A gravity map is a map that depicts gravity measurements across an area of space, which are typically obtained via gravimetry. Gravity maps are an extension of the field of geodynamics. Readings are typically taken at regular intervals for surface analysis on Earth. Other methods include analysis of artificial satellite orbital mechanics, which can allow comprehensive gravity maps of planets, as has been done for Mars by NASA. Gravity maps typically are based on depictions of gravity anomalies or a planet's geoid.

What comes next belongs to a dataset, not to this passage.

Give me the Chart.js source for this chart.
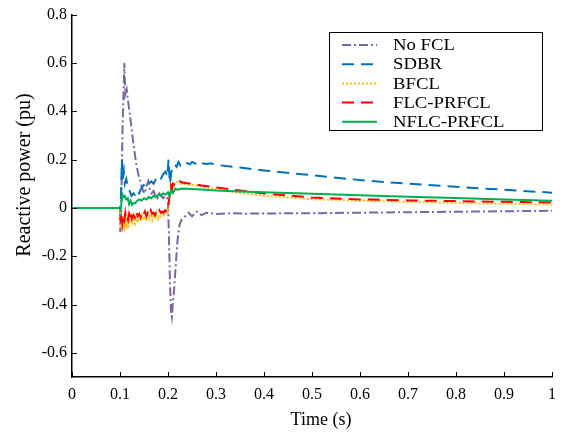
<!DOCTYPE html>
<html>
<head>
<meta charset="utf-8">
<script src="https://cdn.jsdelivr.net/npm/chart.js@4.4.1/dist/chart.umd.min.js"></script>
<style>
html,body{margin:0;padding:0;background:#fff;}
canvas{display:block;}
</style>
</head>
<body>
<canvas id="c" width="564" height="432"></canvas>
<script>
// ---- data (time in s, reactive power in pu) ----
const seriesNames = ['No FCL', 'SDBR', 'BFCL', 'FLC-PRFCL', 'NFLC-PRFCL'];

const tNoFCL = [0, 0.1, 0.1005, 0.102, 0.105, 0.109, 0.111, 0.114, 0.117, 0.121, 0.124, 0.127, 0.131, 0.134, 0.138, 0.141, 0.145, 0.148, 0.152, 0.155, 0.159, 0.162, 0.166, 0.17, 0.174, 0.178, 0.182, 0.186, 0.19, 0.194, 0.198, 0.2, 0.202, 0.204, 0.206, 0.208, 0.21, 0.213, 0.216, 0.22, 0.224, 0.228, 0.233, 0.238, 0.243, 0.25, 0.26, 0.27, 0.28, 0.3, 0.33, 0.36, 0.4, 0.5, 0.6, 0.7, 0.8, 0.9, 1.0];
const qNoFCL = [0, 0, -0.1, -0.05, 0.3, 0.6, 0.47, 0.49, 0.44, 0.38, 0.33, 0.28, 0.22, 0.18, 0.14, 0.12, 0.09, 0.07, 0.06, 0.09, 0.11, 0.08, 0.06, 0.07, 0.05, 0.04, 0.06, 0.05, 0.04, 0.05, 0.04, 0.02, -0.12, -0.3, -0.42, -0.45, -0.4, -0.33, -0.24, -0.13, -0.07, -0.05, -0.04, -0.03, -0.02, -0.035, -0.015, -0.03, -0.02, -0.025, -0.022, -0.024, -0.023, -0.022, -0.02, -0.018, -0.016, -0.014, -0.012];

const tSDBR = [0, 0.1, 0.102, 0.104, 0.106, 0.108, 0.11, 0.113, 0.116, 0.12, 0.124, 0.128, 0.132, 0.136, 0.14, 0.144, 0.148, 0.152, 0.156, 0.16, 0.165, 0.17, 0.175, 0.18, 0.185, 0.19, 0.195, 0.199, 0.201, 0.204, 0.207, 0.21, 0.214, 0.218, 0.222, 0.226, 0.23, 0.235, 0.24, 0.245, 0.25, 0.255, 0.26, 0.265, 0.27, 0.28, 0.29, 0.3, 0.35, 0.4, 0.5, 0.6, 0.7, 0.8, 0.9, 1.0];
const qSDBR = [0, 0, 0.05, 0.2, 0.12, 0.15, 0.1, 0.12, 0.09, 0.07, 0.05, 0.06, 0.05, 0.07, 0.06, 0.08, 0.09, 0.1, 0.09, 0.1, 0.11, 0.1, 0.12, 0.13, 0.12, 0.14, 0.15, 0.13, 0.2, 0.1, 0.15, 0.16, 0.18, 0.17, 0.19, 0.175, 0.18, 0.19, 0.185, 0.18, 0.19, 0.185, 0.18, 0.19, 0.185, 0.182, 0.185, 0.178, 0.167, 0.155, 0.135, 0.115, 0.1, 0.087, 0.075, 0.063];

const tPRF = [0, 0.1, 0.1015, 0.103, 0.105, 0.107, 0.109, 0.111, 0.113, 0.115, 0.117, 0.119, 0.121, 0.123, 0.125, 0.128, 0.131, 0.134, 0.137, 0.14, 0.143, 0.146, 0.149, 0.152, 0.155, 0.158, 0.161, 0.164, 0.167, 0.17, 0.173, 0.176, 0.179, 0.182, 0.185, 0.188, 0.191, 0.194, 0.197, 0.2, 0.202, 0.204, 0.206, 0.208, 0.21, 0.213, 0.217, 0.22, 0.225, 0.23, 0.24, 0.25, 0.27, 0.3, 0.35, 0.4, 0.5, 0.6, 0.7, 0.8, 0.9, 1.0];
const qBFCL = [0, 0, -0.08, -0.04, -0.09, -0.05, -0.075, -0.04, -0.07, -0.05, -0.085, -0.045, -0.06, -0.04, -0.07, -0.05, -0.065, -0.035, -0.06, -0.04, -0.055, -0.03, -0.05, -0.035, -0.055, -0.03, -0.045, -0.025, -0.05, -0.03, -0.04, -0.02, -0.045, -0.03, -0.035, -0.02, -0.03, -0.015, -0.025, -0.02, 0.02, 0.05, 0.08, 0.06, 0.09, 0.1, 0.11, 0.105, 0.1, 0.1, 0.095, 0.095, 0.088, 0.078, 0.062, 0.05, 0.036, 0.03, 0.025, 0.02, 0.017, 0.014];
const qFLC = [0, 0, -0.06, -0.02, -0.065, -0.03, -0.05, -0.02, -0.045, -0.035, -0.05, -0.025, -0.04, -0.02, -0.045, -0.03, -0.04, -0.015, -0.035, -0.025, -0.04, -0.02, -0.03, -0.015, -0.035, -0.02, -0.03, -0.01, -0.025, -0.02, -0.03, -0.015, -0.025, -0.01, -0.02, -0.015, -0.02, -0.01, -0.015, -0.01, 0.03, 0.06, 0.09, 0.075, 0.1, 0.095, 0.11, 0.108, 0.11, 0.105, 0.102, 0.1, 0.093, 0.085, 0.072, 0.06, 0.043, 0.035, 0.031, 0.028, 0.025, 0.022];

const tNFLC = [0, 0.1, 0.101, 0.103, 0.105, 0.107, 0.11, 0.113, 0.116, 0.119, 0.122, 0.125, 0.128, 0.132, 0.136, 0.14, 0.145, 0.15, 0.155, 0.16, 0.165, 0.17, 0.175, 0.18, 0.185, 0.19, 0.195, 0.2, 0.203, 0.206, 0.21, 0.215, 0.22, 0.23, 0.25, 0.27, 0.3, 0.35, 0.4, 0.5, 0.6, 0.7, 0.8, 0.9, 1.0];
const qNFLC = [0, 0, -0.015, 0.02, 0.055, 0.045, 0.05, 0.035, 0.04, 0.015, 0.03, 0.012, 0.02, 0.02, 0.03, 0.035, 0.03, 0.04, 0.035, 0.045, 0.04, 0.05, 0.045, 0.055, 0.05, 0.06, 0.055, 0.065, 0.05, 0.07, 0.06, 0.08, 0.075, 0.08, 0.078, 0.076, 0.072, 0.068, 0.065, 0.058, 0.052, 0.046, 0.041, 0.035, 0.03];

const xTicks = [0, 0.1, 0.2, 0.3, 0.4, 0.5, 0.6, 0.7, 0.8, 0.9, 1];
const xTickLabels = ['0', '0.1', '0.2', '0.3', '0.4', '0.5', '0.6', '0.7', '0.8', '0.9', '1'];
const yTicks = [-0.6, -0.4, -0.2, 0, 0.2, 0.4, 0.6, 0.8];
const yTickLabels = ['-0.6', '-0.4', '-0.2', '0', '0.2', '0.4', '0.6', '0.8'];

const FONT = '"Liberation Serif", "Times New Roman", serif';

function pts(t, q) { const n = Math.min(t.length, q.length); const a = []; for (let i = 0; i < n; i++) a.push({x: t[i], y: q[i]}); return a; }

const styles = [
  {color: '#7D64A6', dash: [9, 3, 2, 3]},
  {color: '#0070C0', dash: [12, 7]},
  {color: '#FFC000', dash: [2, 2]},
  {color: '#FF0000', dash: [12, 7]},
  {color: '#00B050', dash: []}
];
const seriesData = [pts(tNoFCL, qNoFCL), pts(tSDBR, qSDBR), pts(tPRF, qBFCL), pts(tPRF, qFLC), pts(tNFLC, qNFLC)];

const datasets = seriesNames.map((name, i) => ({
  label: name,
  data: seriesData[i],
  borderColor: styles[i].color,
  borderDash: styles[i].dash,
  borderWidth: 2,
  pointRadius: 0,
  tension: 0,
  fill: false,
  order: 4 - i
}));

const extras = {
  id: 'extras',
  afterDraw(chart) {
    const ctx = chart.ctx;
    const xs = chart.scales.x, ys = chart.scales.y;
    const a = chart.chartArea;
    ctx.save();
    // inward ticks
    ctx.strokeStyle = '#000';
    ctx.lineWidth = 1;
    ctx.beginPath();
    xTicks.forEach(v => { const px = Math.round(xs.getPixelForValue(v)) + 0.5; ctx.moveTo(px, a.bottom); ctx.lineTo(px, a.bottom - 5); });
    yTicks.forEach(v => { const py = Math.round(ys.getPixelForValue(v)) + 0.5; ctx.moveTo(a.left, py); ctx.lineTo(a.left + 5, py); });
    ctx.stroke();
    // axis titles
    ctx.fillStyle = '#000';
    ctx.textAlign = 'center';
    ctx.textBaseline = 'middle';
    ctx.font = '18px ' + FONT;
    ctx.fillText('Time (s)', 321, 420);
    ctx.save();
    ctx.translate(25, 175);
    ctx.rotate(-Math.PI / 2);
    ctx.font = '20px ' + FONT;
    ctx.fillText('Reactive power (pu)', 0, 0);
    ctx.restore();
    // legend
    const bx = 329.5, by = 32.5, bw = 213, bh = 98;
    ctx.fillStyle = '#fff';
    ctx.fillRect(bx, by, bw, bh);
    ctx.strokeStyle = '#000';
    ctx.lineWidth = 1;
    ctx.setLineDash([]);
    ctx.strokeRect(bx, by, bw, bh);
    seriesNames.forEach((name, i) => {
      const yy = 45 + i * 19.2;
      ctx.strokeStyle = styles[i].color;
      ctx.lineWidth = 2;
      ctx.setLineDash(styles[i].dash);
      ctx.beginPath();
      ctx.moveTo(342, yy); ctx.lineTo(377, yy);
      ctx.stroke();
      ctx.setLineDash([]);
      ctx.save();
      ctx.translate(393, yy + 1);
      ctx.scale(1.17, 1);
      ctx.font = '16px ' + FONT;
      ctx.textAlign = 'left';
      ctx.textBaseline = 'middle';
      ctx.fillStyle = '#000';
      ctx.fillText(name, 0, 0);
      ctx.restore();
    });
    ctx.restore();
  }
};

new Chart(document.getElementById('c'), {
  type: 'line',
  data: {datasets},
  options: {
    responsive: false,
    animation: false,
    layout: {padding: {left: 0, right: 11, top: 13, bottom: 0}},
    plugins: {legend: {display: false}, tooltip: {enabled: false}},
    scales: {
      x: {
        type: 'linear', min: 0, max: 1,
        afterBuildTicks: s => { s.ticks = xTicks.map(v => ({value: v})); },
        afterFit: s => { s.height = 55; },
        ticks: {callback: (v, i) => xTickLabels[i], color: '#000', font: {family: FONT, size: 16}, padding: 8, maxRotation: 0, autoSkip: false},
        grid: {display: true, drawOnChartArea: false, drawTicks: false},
        border: {display: true, color: '#000', width: 1.5}
      },
      y: {
        type: 'linear', min: -0.7, max: 0.8,
        afterBuildTicks: s => { s.ticks = yTicks.map(v => ({value: v})); },
        afterFit: s => { s.width = 72; },
        ticks: {callback: (v, i) => yTickLabels[i], color: '#000', font: {family: FONT, size: 16}, padding: 5, autoSkip: false},
        grid: {display: true, drawOnChartArea: false, drawTicks: false},
        border: {display: true, color: '#000', width: 1.5}
      }
    }
  },
  plugins: [extras]
});
</script>
</body>
</html>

==Creation of gravity maps==
Measurements are typically taken via measuring ground stations with surveys conducted at regular intervals. For surface mapping of gravity, placement of instruments can be randomized. Surface gravity mapping is often used to map out gravity anomalies such as a Bouguer anomaly or isostatic gravity anomalies. Derivative gravity maps are an extension of standard gravity maps, involving mathematical analysis of the local gravitational field strength, to present data in analogous formats to a geological map. Gravity maps, in a "heat" context, typically represent intensity being representative of concentrations of mass in a given area, which correlates to that area having a stronger gravitational field; an example would be a mountain range. In the inverse, geological structures such as oceanic trenches or landmass depressions such as those caused by glaciers or fault lines will depict lower gravitational field values, due to the lower underlying amount of mass in the area.

Other methods include analysis of satellite orbital mechanics, which can allow comprehensive gravity maps of planets, as has been done for Mars by NASA. Goddard Mars Model (GMM) 3 is a gravity map of the gravitational field on the planet Mars. Three orbital craft over Mars, the Mars Global Surveyor (MGS), Mars Odyssey (ODY), and the Mars Reconnaissance Orbiter (MRO) assisted in the creation of the GMM 3 by the study of their orbital flight paths. Their travel times and the Doppler shift of radio communications between the respective craft and parabolic antennas belonging to the Deep Space Network, and incremental variations of the communication timing of radio signals and travel times of the craft allowed for the creation of an accurate GMM 3. The Martian gravity map was generated using more than sixteen years of data.